7. W.C. FIELDS BOX Vol. 2 - It's great to finally see POPPY for the first time, too bad it's such a bupke. At least it's got a talking dog! And the great line of wisdom from Fields' soused croquet playing carny to his adopted daughter who turns out to be the heir, etc: "Poppy," he says. "Never give a sucker an even break."
8. UNDER THE VOLCANO (1984) - John Huston. Even a fearless death-eyed drunk like John Huston clearly didn't quite now how to bring fellow drunk Malcolm Lowry's harrowing novel to the screen: moments of chilly alcoholic embarrassment and rationalization are treated as if Merchant Ivory auction items, with lavish attention to period detail and all sorts of blazing symbolism. Finney is dynamite though, and the film is better seen under the influence, as I hazily recall. It's steeped in death.

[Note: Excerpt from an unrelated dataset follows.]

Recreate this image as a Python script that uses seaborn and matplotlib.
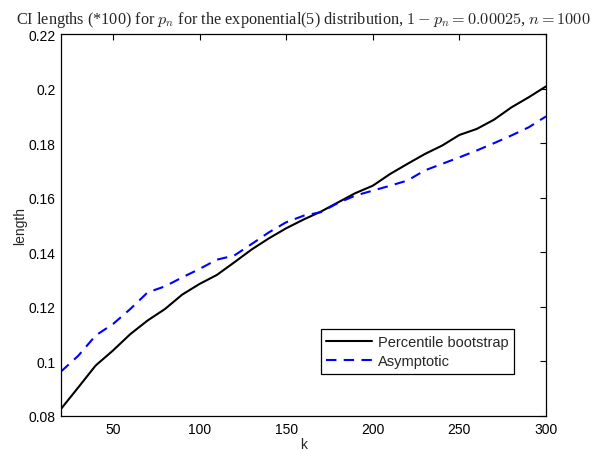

9. LA CAJONE DEL KUBRICK STANLEY - Pointless to write about this in just one blurb. It would take whole sites of furious scribble! There's nothing better...to sober one up... than beer. Oh wait, that's the other movie.
10. FORD AT FOX - This is important too, though the more I see of Ford's films the more I realize that he's the culprit behind American society's double-faced accommodation of alcoholic macho behavior and shameless heartstring tugging. See the accompanying documentary to learn what a mean drunk he was! But all is forgiven with the sterling brilliance of his best Fonda work, such as: MY DARLING CLEMENTINE, GRAPES OF WRATH and now, DRUMS ALONG THE MOHAWK (though Claudette Colbert is clearly uncomfortable in her frilly bonnet and technicolor.)
Did I forget anyone? So sorry! Runners up include of course the 10 best films of 2007 nominees, not included here for sake of not boring them who read lots of film blogs.
Special shout out to the under-served BLACK SNAKE MOAN, however. One day that's gonna be "the" American Christmas movie, you wait and see. Even if there aint no Xmas in it, it's a gift from all cinema to all us sinners! Hallelujah!